Corporate school reform stresses a narrow part of the intellectual side of learning. When its sad history is written, I imagine the failure of data-driven, competition-driven reform will be attributable in large part to the failure of technocrats to understand the human side of education. Tough has played a valuable role in stressing the socio-emotional side of teaching and learning. He has joined a long list of journalists who forced reformers to grapple with cognitive and social science. By now, many reformers acknowledge that the socio-emotional supports that Tough promotes aren’t just “excuses” to be ridiculed, but an essential foundation of school improvement.
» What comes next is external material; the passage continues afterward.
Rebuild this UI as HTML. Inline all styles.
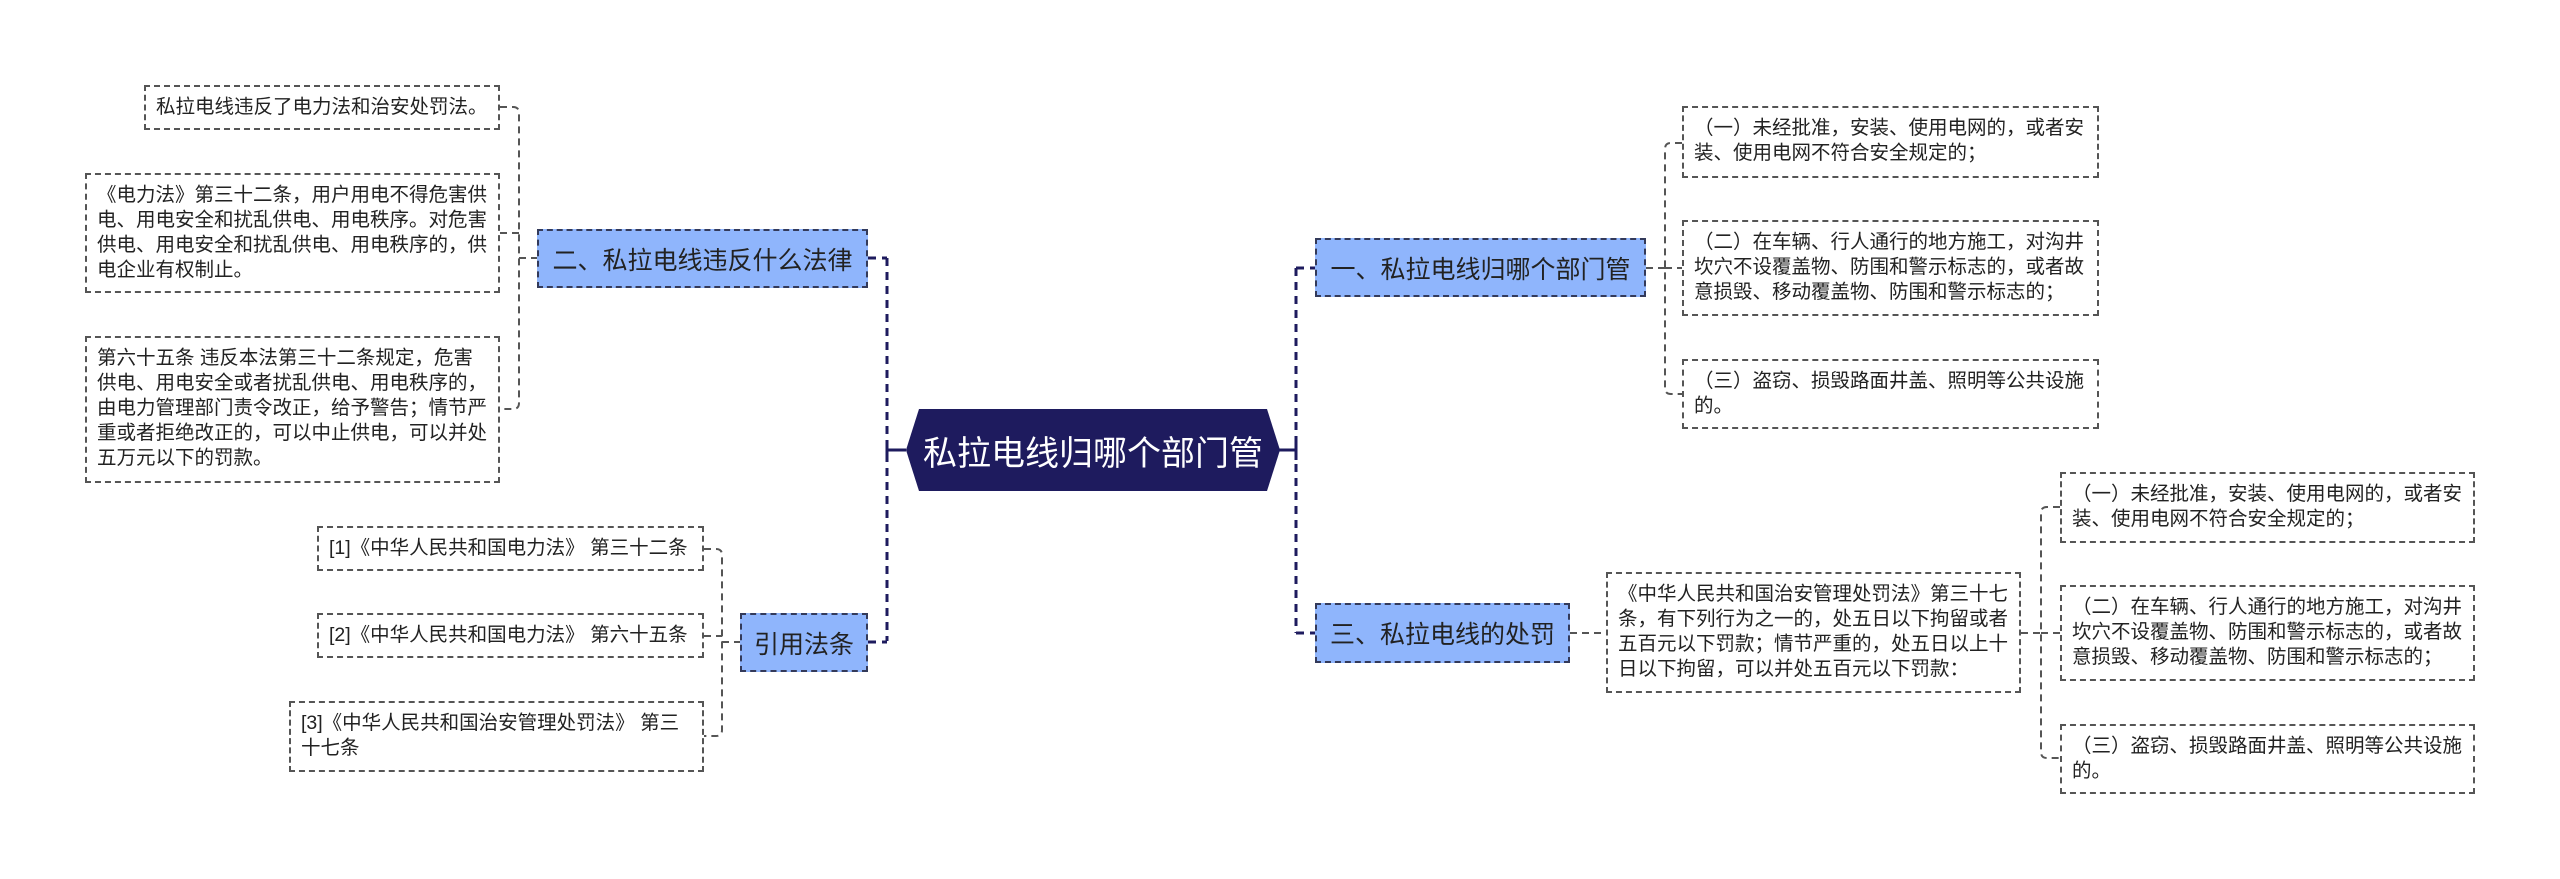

So, why aren’t our education wars coming to an end? To answer that question, we must consider the ways that reformers have doubled down on the mass charterization of schools. Even these market-driven reformers now talk a good game about the need for student supports, they do so, as in the case of the Broad Foundation’s attack on Los Angeles schools, as a part of their assault on teachers and unions. Broad’s campaign seems to be a clear case of punishing opponents through winner-take-all competition. Similarly, corporate reformers are horrified that Hillary Clinton might back off from high stakes testing.
What most separates reformers and educators who oppose them is their punishment fetish. We don’t deny that accountability and consequences are facts of life and those extrinsic measures have a role to play. Corporate reformers remain firm that the punitive must play a decisive part in school improvement. These measures also are a tactical device aimed at discrediting, disrupting and replacing public schools. Tough speaks softly as he articulates a constructive message that emphasizes the better angels of human beings. Perhaps he will help win the competition-driven reformers over to his collaborative vision. Or, maybe, they won’t change until they taste defeat. I hope we don’t have to wait until that final battle before incorporating Tough’s wisdom into a new era of school improvement.
What do you think? How many corporate reformers understand why they have failed? Why are they in love with punishment? Will they listen to Paul Tough?